## [WRITTEN PROBLEM]
Skip every image and restate the data word for word.

## [GIVEN DATA]
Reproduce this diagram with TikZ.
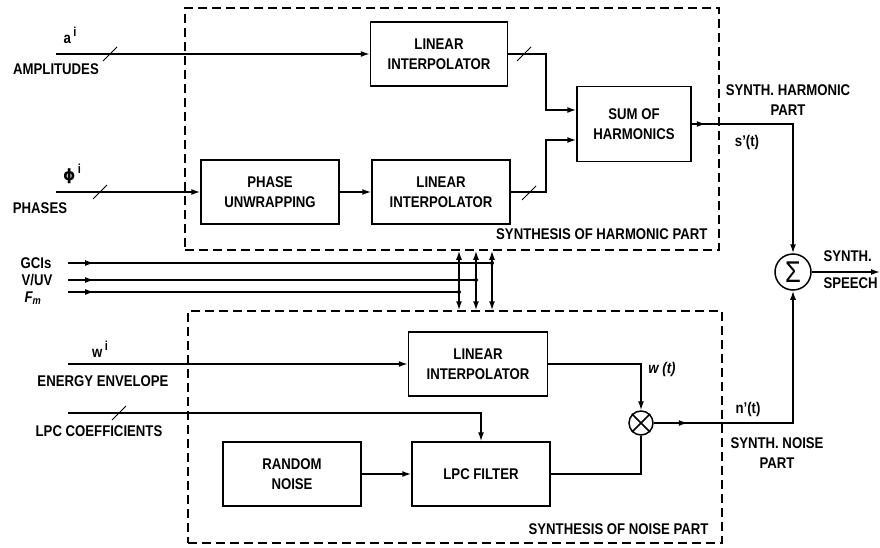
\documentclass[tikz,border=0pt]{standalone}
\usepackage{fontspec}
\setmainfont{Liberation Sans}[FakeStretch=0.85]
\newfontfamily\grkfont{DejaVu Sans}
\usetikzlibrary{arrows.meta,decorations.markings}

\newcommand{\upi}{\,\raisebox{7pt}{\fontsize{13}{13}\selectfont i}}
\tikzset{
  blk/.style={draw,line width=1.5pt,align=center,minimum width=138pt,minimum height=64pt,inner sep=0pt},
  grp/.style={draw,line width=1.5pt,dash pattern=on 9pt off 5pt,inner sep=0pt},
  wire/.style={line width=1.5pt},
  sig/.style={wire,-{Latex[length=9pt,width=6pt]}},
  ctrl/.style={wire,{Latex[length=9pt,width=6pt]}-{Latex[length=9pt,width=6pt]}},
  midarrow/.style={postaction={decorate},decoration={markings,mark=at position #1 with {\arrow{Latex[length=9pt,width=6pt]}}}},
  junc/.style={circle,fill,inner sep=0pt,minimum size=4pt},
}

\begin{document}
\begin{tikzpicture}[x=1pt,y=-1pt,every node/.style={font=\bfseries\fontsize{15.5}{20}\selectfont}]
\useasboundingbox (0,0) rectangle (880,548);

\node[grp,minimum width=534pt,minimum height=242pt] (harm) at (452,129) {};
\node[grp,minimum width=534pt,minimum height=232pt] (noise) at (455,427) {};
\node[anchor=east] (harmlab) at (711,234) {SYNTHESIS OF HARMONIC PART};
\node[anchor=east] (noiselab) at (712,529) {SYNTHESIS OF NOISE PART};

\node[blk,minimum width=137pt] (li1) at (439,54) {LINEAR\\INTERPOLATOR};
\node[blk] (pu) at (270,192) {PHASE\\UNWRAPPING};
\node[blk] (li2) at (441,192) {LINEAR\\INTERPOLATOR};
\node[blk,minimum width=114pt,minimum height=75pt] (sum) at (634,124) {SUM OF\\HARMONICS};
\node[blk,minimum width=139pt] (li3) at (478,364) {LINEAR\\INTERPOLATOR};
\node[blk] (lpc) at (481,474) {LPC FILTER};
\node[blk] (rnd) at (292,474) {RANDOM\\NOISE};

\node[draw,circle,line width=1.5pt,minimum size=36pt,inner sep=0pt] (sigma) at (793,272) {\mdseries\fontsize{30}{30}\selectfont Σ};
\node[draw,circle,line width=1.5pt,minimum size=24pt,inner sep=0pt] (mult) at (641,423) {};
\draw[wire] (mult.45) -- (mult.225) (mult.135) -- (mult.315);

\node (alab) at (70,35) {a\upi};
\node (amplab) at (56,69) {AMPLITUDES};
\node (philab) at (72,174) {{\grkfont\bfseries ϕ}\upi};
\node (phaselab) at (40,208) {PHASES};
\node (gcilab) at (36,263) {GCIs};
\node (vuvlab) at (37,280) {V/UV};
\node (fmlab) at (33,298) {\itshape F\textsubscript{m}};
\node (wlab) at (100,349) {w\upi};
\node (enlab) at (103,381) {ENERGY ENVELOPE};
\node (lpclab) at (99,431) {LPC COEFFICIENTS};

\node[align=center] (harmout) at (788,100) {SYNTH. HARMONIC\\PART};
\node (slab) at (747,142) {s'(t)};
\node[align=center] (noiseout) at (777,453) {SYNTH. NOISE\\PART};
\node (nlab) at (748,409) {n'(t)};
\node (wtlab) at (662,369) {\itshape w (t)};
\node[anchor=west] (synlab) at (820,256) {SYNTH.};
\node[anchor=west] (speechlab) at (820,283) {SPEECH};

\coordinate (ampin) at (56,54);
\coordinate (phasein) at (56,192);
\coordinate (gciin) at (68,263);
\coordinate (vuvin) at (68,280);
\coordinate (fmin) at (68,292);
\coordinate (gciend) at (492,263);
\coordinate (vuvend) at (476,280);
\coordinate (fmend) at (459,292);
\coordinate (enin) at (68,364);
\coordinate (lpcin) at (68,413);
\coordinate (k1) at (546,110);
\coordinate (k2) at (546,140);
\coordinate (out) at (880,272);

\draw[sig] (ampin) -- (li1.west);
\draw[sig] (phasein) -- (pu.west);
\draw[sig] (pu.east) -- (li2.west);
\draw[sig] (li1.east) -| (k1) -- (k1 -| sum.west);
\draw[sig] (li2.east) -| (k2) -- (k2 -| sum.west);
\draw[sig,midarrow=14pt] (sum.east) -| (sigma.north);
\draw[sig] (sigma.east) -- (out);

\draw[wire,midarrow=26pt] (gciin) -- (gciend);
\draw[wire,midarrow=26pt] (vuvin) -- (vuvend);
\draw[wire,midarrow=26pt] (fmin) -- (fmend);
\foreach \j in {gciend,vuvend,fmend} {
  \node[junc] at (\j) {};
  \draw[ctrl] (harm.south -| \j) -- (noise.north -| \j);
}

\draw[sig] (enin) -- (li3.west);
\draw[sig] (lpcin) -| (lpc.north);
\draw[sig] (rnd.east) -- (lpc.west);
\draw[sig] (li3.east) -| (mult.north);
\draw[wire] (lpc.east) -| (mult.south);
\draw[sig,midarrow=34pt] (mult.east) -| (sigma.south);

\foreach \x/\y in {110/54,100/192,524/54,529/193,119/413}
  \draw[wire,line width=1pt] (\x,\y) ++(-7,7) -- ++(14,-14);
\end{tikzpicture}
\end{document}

## [RESULT]
Reproduce this diagram with TikZ.
\documentclass[tikz,border=0pt]{standalone}
\usepackage{fontspec}
\setmainfont{Liberation Sans}[FakeStretch=0.85]
\newfontfamily\grkfont{DejaVu Sans}
\usetikzlibrary{arrows.meta,decorations.markings}

\newcommand{\upi}{\,\raisebox{7pt}{\fontsize{13}{13}\selectfont i}}
\tikzset{
  blk/.style={draw,line width=1.5pt,align=center,minimum width=138pt,minimum height=64pt,inner sep=0pt},
  grp/.style={draw,line width=1.5pt,dash pattern=on 9pt off 5pt,inner sep=0pt},
  wire/.style={line width=1.5pt},
  sig/.style={wire,-{Latex[length=9pt,width=6pt]}},
  ctrl/.style={wire,{Latex[length=9pt,width=6pt]}-{Latex[length=9pt,width=6pt]}},
  midarrow/.style={postaction={decorate},decoration={markings,mark=at position #1 with {\arrow{Latex[length=9pt,width=6pt]}}}},
  junc/.style={circle,fill,inner sep=0pt,minimum size=4pt},
}

\begin{document}
\begin{tikzpicture}[x=1pt,y=-1pt,every node/.style={font=\bfseries\fontsize{15.5}{20}\selectfont}]
\useasboundingbox (0,0) rectangle (880,548);

\node[grp,minimum width=534pt,minimum height=242pt] (harm) at (452,129) {};
\node[grp,minimum width=534pt,minimum height=232pt] (noise) at (455,427) {};
\node[anchor=east] (harmlab) at (711,234) {SYNTHESIS OF HARMONIC PART};
\node[anchor=east] (noiselab) at (712,529) {SYNTHESIS OF NOISE PART};

\node[blk,minimum width=137pt] (li1) at (439,54) {LINEAR\\INTERPOLATOR};
\node[blk] (pu) at (270,192) {PHASE\\UNWRAPPING};
\node[blk] (li2) at (441,192) {LINEAR\\INTERPOLATOR};
\node[blk,minimum width=114pt,minimum height=75pt] (sum) at (634,124) {SUM OF\\HARMONICS};
\node[blk,minimum width=139pt] (li3) at (478,364) {LINEAR\\INTERPOLATOR};
\node[blk] (lpc) at (481,474) {LPC FILTER};
\node[blk] (rnd) at (292,474) {RANDOM\\NOISE};

\node[draw,circle,line width=1.5pt,minimum size=36pt,inner sep=0pt] (sigma) at (793,272) {\mdseries\fontsize{30}{30}\selectfont Σ};
\node[draw,circle,line width=1.5pt,minimum size=24pt,inner sep=0pt] (mult) at (641,423) {};
\draw[wire] (mult.45) -- (mult.225) (mult.135) -- (mult.315);

\node (alab) at (70,35) {a\upi};
\node (amplab) at (56,69) {AMPLITUDES};
\node (philab) at (72,174) {{\grkfont\bfseries ϕ}\upi};
\node (phaselab) at (40,208) {PHASES};
\node (gcilab) at (36,263) {GCIs};
\node (vuvlab) at (37,280) {V/UV};
\node (fmlab) at (33,298) {\itshape F\textsubscript{m}};
\node (wlab) at (100,349) {w\upi};
\node (enlab) at (103,381) {ENERGY ENVELOPE};
\node (lpclab) at (99,431) {LPC COEFFICIENTS};

\node[align=center] (harmout) at (788,100) {SYNTH. HARMONIC\\PART};
\node (slab) at (747,142) {s'(t)};
\node[align=center] (noiseout) at (777,453) {SYNTH. NOISE\\PART};
\node (nlab) at (748,409) {n'(t)};
\node (wtlab) at (662,369) {\itshape w (t)};
\node[anchor=west] (synlab) at (820,256) {SYNTH.};
\node[anchor=west] (speechlab) at (820,283) {SPEECH};

\coordinate (ampin) at (56,54);
\coordinate (phasein) at (56,192);
\coordinate (gciin) at (68,263);
\coordinate (vuvin) at (68,280);
\coordinate (fmin) at (68,292);
\coordinate (gciend) at (492,263);
\coordinate (vuvend) at (476,280);
\coordinate (fmend) at (459,292);
\coordinate (enin) at (68,364);
\coordinate (lpcin) at (68,413);
\coordinate (k1) at (546,110);
\coordinate (k2) at (546,140);
\coordinate (out) at (880,272);

\draw[sig] (ampin) -- (li1.west);
\draw[sig] (phasein) -- (pu.west);
\draw[sig] (pu.east) -- (li2.west);
\draw[sig] (li1.east) -| (k1) -- (k1 -| sum.west);
\draw[sig] (li2.east) -| (k2) -- (k2 -| sum.west);
\draw[sig,midarrow=14pt] (sum.east) -| (sigma.north);
\draw[sig] (sigma.east) -- (out);

\draw[wire,midarrow=26pt] (gciin) -- (gciend);
\draw[wire,midarrow=26pt] (vuvin) -- (vuvend);
\draw[wire,midarrow=26pt] (fmin) -- (fmend);
\foreach \j in {gciend,vuvend,fmend} {
  \node[junc] at (\j) {};
  \draw[ctrl] (harm.south -| \j) -- (noise.north -| \j);
}

\draw[sig] (enin) -- (li3.west);
\draw[sig] (lpcin) -| (lpc.north);
\draw[sig] (rnd.east) -- (lpc.west);
\draw[sig] (li3.east) -| (mult.north);
\draw[wire] (lpc.east) -| (mult.south);
\draw[sig,midarrow=34pt] (mult.east) -| (sigma.south);

\foreach \x/\y in {110/54,100/192,524/54,529/193,119/413}
  \draw[wire,line width=1pt] (\x,\y) ++(-7,7) -- ++(14,-14);
\end{tikzpicture}
\end{document}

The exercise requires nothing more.